Records excerpted from a collection>
-- BEGIN --
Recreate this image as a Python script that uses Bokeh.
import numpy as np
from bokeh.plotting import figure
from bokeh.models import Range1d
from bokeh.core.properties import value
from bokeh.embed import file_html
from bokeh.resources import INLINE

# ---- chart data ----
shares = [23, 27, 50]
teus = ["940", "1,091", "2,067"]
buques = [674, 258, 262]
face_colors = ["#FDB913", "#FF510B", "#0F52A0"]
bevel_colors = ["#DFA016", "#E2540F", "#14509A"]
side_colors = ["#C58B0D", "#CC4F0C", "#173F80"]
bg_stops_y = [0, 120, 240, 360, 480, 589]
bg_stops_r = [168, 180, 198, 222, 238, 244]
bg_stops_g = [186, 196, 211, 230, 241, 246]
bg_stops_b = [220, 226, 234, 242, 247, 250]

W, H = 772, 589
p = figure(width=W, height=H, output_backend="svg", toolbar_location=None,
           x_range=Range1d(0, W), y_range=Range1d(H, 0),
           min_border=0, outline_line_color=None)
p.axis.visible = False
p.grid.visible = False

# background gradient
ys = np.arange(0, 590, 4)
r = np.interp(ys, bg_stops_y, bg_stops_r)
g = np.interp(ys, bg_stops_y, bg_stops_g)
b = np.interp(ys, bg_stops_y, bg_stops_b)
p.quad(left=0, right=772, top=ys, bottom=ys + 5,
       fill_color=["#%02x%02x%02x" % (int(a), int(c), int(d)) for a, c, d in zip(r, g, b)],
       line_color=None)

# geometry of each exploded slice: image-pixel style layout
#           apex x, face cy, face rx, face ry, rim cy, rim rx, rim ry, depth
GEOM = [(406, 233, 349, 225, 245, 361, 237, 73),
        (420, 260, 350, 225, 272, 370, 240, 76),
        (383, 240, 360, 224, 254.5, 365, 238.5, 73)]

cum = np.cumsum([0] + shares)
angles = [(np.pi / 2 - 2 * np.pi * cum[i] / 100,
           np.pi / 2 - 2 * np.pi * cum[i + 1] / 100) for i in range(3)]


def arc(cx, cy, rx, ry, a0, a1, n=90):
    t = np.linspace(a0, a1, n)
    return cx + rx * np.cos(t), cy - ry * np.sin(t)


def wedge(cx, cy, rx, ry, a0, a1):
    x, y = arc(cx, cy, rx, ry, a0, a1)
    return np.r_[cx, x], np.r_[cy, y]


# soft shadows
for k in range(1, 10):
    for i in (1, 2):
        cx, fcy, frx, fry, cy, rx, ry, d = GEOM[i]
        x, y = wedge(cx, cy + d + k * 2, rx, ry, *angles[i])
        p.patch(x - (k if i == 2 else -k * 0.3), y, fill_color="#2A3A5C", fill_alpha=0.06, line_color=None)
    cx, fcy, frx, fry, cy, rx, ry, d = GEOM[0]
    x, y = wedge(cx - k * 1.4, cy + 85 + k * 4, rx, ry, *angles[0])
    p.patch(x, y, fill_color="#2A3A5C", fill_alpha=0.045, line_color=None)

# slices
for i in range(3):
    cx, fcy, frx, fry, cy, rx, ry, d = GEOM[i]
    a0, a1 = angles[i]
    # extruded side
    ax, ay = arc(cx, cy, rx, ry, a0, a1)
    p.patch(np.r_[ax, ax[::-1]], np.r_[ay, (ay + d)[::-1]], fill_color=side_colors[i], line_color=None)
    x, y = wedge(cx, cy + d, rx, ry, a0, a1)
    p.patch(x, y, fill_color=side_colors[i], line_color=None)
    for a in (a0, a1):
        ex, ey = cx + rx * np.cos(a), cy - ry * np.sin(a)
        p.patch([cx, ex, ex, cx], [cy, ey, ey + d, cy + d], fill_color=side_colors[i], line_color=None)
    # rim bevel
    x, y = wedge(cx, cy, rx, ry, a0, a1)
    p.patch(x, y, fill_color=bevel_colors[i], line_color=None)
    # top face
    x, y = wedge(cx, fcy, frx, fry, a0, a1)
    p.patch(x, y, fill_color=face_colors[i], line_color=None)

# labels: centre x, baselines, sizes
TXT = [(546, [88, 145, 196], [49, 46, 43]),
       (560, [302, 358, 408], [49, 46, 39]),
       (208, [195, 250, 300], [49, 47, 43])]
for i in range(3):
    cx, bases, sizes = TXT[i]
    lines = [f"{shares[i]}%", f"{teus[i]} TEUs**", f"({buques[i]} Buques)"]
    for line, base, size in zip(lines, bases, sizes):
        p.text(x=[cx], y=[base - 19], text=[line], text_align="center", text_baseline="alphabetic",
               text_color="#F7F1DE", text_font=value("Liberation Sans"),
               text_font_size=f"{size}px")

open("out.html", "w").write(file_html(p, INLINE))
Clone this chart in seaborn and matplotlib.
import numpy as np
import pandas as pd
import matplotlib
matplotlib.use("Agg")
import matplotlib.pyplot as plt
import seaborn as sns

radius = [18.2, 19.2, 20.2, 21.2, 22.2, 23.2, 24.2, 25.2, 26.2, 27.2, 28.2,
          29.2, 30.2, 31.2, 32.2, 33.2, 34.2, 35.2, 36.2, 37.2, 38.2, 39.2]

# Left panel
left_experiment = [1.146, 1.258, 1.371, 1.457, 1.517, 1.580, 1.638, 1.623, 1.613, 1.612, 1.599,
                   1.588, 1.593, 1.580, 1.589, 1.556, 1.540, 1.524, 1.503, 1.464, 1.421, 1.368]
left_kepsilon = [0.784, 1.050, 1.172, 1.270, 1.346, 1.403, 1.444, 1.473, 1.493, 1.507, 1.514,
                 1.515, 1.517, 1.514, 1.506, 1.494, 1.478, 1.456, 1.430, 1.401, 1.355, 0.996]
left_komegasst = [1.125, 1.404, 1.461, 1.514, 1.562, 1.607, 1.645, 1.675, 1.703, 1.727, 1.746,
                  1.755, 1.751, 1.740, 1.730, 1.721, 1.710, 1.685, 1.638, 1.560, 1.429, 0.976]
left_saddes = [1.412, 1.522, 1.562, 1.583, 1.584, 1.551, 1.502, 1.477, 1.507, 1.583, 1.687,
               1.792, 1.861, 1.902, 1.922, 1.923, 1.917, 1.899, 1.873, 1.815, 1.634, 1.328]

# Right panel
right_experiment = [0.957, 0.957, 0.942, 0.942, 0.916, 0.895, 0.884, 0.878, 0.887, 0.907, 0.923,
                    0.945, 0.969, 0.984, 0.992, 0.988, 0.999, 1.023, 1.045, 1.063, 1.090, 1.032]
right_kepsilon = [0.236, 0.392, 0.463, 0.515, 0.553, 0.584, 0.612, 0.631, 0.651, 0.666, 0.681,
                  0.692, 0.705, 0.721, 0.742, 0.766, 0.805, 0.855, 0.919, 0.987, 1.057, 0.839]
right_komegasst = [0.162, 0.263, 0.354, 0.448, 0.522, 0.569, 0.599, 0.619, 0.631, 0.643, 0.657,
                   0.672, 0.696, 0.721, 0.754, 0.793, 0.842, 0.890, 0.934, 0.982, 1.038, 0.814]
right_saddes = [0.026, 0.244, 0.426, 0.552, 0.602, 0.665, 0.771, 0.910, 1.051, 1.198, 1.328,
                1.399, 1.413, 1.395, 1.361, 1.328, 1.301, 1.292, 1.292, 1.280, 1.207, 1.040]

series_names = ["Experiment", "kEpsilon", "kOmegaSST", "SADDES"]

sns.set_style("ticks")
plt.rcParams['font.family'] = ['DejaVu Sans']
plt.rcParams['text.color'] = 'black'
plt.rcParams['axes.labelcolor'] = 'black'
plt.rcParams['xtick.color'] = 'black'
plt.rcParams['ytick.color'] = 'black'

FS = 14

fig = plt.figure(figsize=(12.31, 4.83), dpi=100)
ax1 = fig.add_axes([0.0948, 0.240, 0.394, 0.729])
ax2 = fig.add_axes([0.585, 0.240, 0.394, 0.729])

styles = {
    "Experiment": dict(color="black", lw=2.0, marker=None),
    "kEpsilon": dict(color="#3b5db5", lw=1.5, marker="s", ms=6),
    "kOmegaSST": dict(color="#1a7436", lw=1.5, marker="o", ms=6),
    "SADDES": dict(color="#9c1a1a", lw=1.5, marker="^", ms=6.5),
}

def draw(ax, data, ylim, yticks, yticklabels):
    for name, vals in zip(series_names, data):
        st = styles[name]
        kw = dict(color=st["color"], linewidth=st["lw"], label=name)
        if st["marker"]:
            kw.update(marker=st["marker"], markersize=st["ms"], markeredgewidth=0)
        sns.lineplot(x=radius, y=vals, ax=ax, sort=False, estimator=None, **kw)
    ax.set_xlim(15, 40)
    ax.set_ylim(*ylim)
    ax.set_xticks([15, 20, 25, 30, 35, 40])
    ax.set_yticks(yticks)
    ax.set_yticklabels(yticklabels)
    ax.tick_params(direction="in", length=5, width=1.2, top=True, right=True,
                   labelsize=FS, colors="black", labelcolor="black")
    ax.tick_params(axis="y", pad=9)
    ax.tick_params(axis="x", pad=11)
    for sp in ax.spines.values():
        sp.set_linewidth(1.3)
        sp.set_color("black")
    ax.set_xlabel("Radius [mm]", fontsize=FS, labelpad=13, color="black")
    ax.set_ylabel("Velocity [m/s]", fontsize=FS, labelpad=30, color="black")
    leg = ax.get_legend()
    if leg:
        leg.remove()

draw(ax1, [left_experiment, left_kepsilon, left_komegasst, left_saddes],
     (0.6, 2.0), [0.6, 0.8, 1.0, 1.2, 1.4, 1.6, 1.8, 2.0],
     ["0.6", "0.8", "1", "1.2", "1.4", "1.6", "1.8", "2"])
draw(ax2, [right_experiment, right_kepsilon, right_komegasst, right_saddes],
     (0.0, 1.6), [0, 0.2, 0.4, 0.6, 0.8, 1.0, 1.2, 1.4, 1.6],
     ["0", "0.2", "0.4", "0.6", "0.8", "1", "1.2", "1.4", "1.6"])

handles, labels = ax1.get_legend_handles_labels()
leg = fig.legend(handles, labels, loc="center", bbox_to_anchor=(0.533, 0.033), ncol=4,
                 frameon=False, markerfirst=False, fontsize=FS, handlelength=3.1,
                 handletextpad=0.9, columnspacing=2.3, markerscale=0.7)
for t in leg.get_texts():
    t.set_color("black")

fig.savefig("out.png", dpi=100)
-- END --
TASK TO COMPLETE> Begin with the first line of the listing and copy exactly through the line that contains "bg_stops_b = [220, 226, 234, 242, 247, 250]", please, keeping both ends and leaving out everything after.

OUTPUT FOR THIS EXERCISE>
Recreate this image as a Python script that uses Bokeh.
import numpy as np
from bokeh.plotting import figure
from bokeh.models import Range1d
from bokeh.core.properties import value
from bokeh.embed import file_html
from bokeh.resources import INLINE

# ---- chart data ----
shares = [23, 27, 50]
teus = ["940", "1,091", "2,067"]
buques = [674, 258, 262]
face_colors = ["#FDB913", "#FF510B", "#0F52A0"]
bevel_colors = ["#DFA016", "#E2540F", "#14509A"]
side_colors = ["#C58B0D", "#CC4F0C", "#173F80"]
bg_stops_y = [0, 120, 240, 360, 480, 589]
bg_stops_r = [168, 180, 198, 222, 238, 244]
bg_stops_g = [186, 196, 211, 230, 241, 246]
bg_stops_b = [220, 226, 234, 242, 247, 250]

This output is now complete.